WHAT IS REQUIRED: Your task is to give the listing below back word for word, pictures excluded.

DATASET RECORDS:
•••

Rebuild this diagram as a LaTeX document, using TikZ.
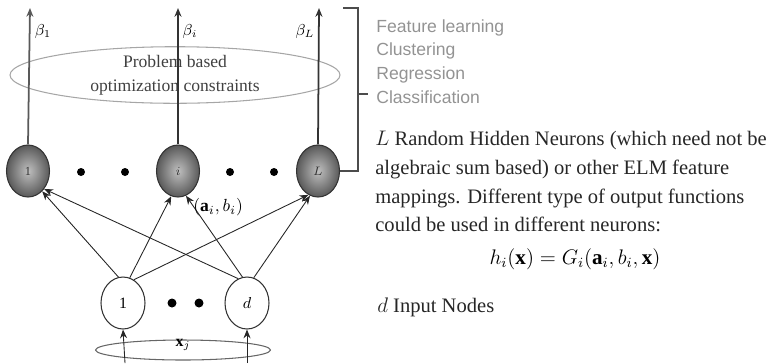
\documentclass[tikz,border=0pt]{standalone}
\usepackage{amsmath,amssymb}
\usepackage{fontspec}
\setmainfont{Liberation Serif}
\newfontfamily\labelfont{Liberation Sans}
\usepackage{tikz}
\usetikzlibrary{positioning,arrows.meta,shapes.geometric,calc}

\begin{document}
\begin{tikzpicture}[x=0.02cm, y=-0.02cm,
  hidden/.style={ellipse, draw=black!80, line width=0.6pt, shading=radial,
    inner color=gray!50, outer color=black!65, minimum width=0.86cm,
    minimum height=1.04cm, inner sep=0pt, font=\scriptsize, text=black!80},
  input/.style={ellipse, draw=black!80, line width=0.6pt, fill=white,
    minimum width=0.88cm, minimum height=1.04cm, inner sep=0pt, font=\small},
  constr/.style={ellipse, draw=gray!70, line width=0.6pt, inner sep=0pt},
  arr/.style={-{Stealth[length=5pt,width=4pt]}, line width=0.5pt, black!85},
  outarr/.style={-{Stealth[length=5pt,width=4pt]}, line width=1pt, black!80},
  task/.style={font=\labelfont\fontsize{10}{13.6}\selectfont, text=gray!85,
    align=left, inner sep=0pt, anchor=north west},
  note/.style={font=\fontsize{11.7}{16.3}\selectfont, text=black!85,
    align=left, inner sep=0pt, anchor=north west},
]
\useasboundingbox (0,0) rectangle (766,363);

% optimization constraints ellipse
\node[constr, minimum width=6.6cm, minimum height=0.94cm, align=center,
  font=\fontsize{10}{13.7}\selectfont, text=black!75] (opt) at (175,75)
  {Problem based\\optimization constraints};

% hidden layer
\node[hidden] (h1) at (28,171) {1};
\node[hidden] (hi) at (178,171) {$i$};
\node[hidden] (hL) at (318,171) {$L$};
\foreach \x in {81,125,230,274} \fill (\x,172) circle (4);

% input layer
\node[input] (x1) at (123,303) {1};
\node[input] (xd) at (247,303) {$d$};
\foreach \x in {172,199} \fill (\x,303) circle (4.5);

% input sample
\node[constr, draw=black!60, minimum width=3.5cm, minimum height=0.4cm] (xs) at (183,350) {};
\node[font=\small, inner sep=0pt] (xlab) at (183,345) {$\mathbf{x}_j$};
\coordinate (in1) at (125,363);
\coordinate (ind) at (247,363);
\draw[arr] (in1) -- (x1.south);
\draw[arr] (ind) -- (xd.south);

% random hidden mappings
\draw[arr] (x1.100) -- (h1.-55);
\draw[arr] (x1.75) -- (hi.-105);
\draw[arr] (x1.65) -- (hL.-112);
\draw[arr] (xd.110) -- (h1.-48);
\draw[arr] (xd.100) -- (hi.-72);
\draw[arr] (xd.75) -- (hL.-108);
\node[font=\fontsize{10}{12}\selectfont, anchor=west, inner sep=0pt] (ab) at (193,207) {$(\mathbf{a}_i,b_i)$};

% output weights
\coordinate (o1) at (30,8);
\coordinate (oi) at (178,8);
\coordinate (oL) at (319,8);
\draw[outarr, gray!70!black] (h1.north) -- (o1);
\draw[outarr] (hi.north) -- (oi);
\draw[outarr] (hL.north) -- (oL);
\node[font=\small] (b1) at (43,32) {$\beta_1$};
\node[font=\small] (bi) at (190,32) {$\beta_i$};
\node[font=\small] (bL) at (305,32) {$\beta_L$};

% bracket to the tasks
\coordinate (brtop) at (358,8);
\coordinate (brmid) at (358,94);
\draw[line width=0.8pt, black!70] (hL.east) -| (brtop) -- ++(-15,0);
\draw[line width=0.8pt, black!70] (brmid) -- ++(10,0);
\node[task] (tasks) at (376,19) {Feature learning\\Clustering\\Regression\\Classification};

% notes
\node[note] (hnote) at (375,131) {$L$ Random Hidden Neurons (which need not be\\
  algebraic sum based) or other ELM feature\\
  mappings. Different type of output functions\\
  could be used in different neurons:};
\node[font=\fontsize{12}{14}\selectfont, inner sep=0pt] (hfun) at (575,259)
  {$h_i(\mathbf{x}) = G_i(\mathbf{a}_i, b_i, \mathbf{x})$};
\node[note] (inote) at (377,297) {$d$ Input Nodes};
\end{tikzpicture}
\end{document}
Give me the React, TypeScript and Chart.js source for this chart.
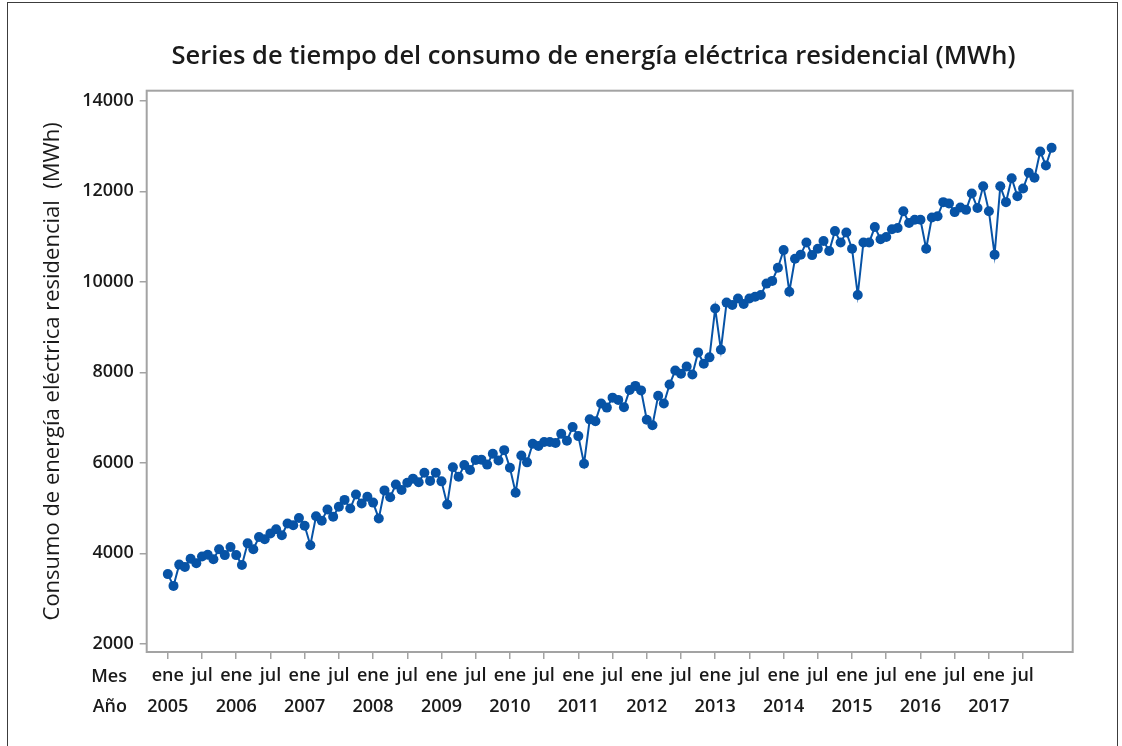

•••

OUTPUT OF THE TASK:
Rebuild this diagram as a LaTeX document, using TikZ.
\documentclass[tikz,border=0pt]{standalone}
\usepackage{amsmath,amssymb}
\usepackage{fontspec}
\setmainfont{Liberation Serif}
\newfontfamily\labelfont{Liberation Sans}
\usepackage{tikz}
\usetikzlibrary{positioning,arrows.meta,shapes.geometric,calc}

\begin{document}
\begin{tikzpicture}[x=0.02cm, y=-0.02cm,
  hidden/.style={ellipse, draw=black!80, line width=0.6pt, shading=radial,
    inner color=gray!50, outer color=black!65, minimum width=0.86cm,
    minimum height=1.04cm, inner sep=0pt, font=\scriptsize, text=black!80},
  input/.style={ellipse, draw=black!80, line width=0.6pt, fill=white,
    minimum width=0.88cm, minimum height=1.04cm, inner sep=0pt, font=\small},
  constr/.style={ellipse, draw=gray!70, line width=0.6pt, inner sep=0pt},
  arr/.style={-{Stealth[length=5pt,width=4pt]}, line width=0.5pt, black!85},
  outarr/.style={-{Stealth[length=5pt,width=4pt]}, line width=1pt, black!80},
  task/.style={font=\labelfont\fontsize{10}{13.6}\selectfont, text=gray!85,
    align=left, inner sep=0pt, anchor=north west},
  note/.style={font=\fontsize{11.7}{16.3}\selectfont, text=black!85,
    align=left, inner sep=0pt, anchor=north west},
]
\useasboundingbox (0,0) rectangle (766,363);

% optimization constraints ellipse
\node[constr, minimum width=6.6cm, minimum height=0.94cm, align=center,
  font=\fontsize{10}{13.7}\selectfont, text=black!75] (opt) at (175,75)
  {Problem based\\optimization constraints};

% hidden layer
\node[hidden] (h1) at (28,171) {1};
\node[hidden] (hi) at (178,171) {$i$};
\node[hidden] (hL) at (318,171) {$L$};
\foreach \x in {81,125,230,274} \fill (\x,172) circle (4);

% input layer
\node[input] (x1) at (123,303) {1};
\node[input] (xd) at (247,303) {$d$};
\foreach \x in {172,199} \fill (\x,303) circle (4.5);

% input sample
\node[constr, draw=black!60, minimum width=3.5cm, minimum height=0.4cm] (xs) at (183,350) {};
\node[font=\small, inner sep=0pt] (xlab) at (183,345) {$\mathbf{x}_j$};
\coordinate (in1) at (125,363);
\coordinate (ind) at (247,363);
\draw[arr] (in1) -- (x1.south);
\draw[arr] (ind) -- (xd.south);

% random hidden mappings
\draw[arr] (x1.100) -- (h1.-55);
\draw[arr] (x1.75) -- (hi.-105);
\draw[arr] (x1.65) -- (hL.-112);
\draw[arr] (xd.110) -- (h1.-48);
\draw[arr] (xd.100) -- (hi.-72);
\draw[arr] (xd.75) -- (hL.-108);
\node[font=\fontsize{10}{12}\selectfont, anchor=west, inner sep=0pt] (ab) at (193,207) {$(\mathbf{a}_i,b_i)$};

% output weights
\coordinate (o1) at (30,8);
\coordinate (oi) at (178,8);
\coordinate (oL) at (319,8);
\draw[outarr, gray!70!black] (h1.north) -- (o1);
\draw[outarr] (hi.north) -- (oi);
\draw[outarr] (hL.north) -- (oL);
\node[font=\small] (b1) at (43,32) {$\beta_1$};
\node[font=\small] (bi) at (190,32) {$\beta_i$};
\node[font=\small] (bL) at (305,32) {$\beta_L$};

% bracket to the tasks
\coordinate (brtop) at (358,8);
\coordinate (brmid) at (358,94);
\draw[line width=0.8pt, black!70] (hL.east) -| (brtop) -- ++(-15,0);
\draw[line width=0.8pt, black!70] (brmid) -- ++(10,0);
\node[task] (tasks) at (376,19) {Feature learning\\Clustering\\Regression\\Classification};

% notes
\node[note] (hnote) at (375,131) {$L$ Random Hidden Neurons (which need not be\\
  algebraic sum based) or other ELM feature\\
  mappings. Different type of output functions\\
  could be used in different neurons:};
\node[font=\fontsize{12}{14}\selectfont, inner sep=0pt] (hfun) at (575,259)
  {$h_i(\mathbf{x}) = G_i(\mathbf{a}_i, b_i, \mathbf{x})$};
\node[note] (inote) at (377,297) {$d$ Input Nodes};
\end{tikzpicture}
\end{document}
Give me the React, TypeScript and Chart.js source for this chart.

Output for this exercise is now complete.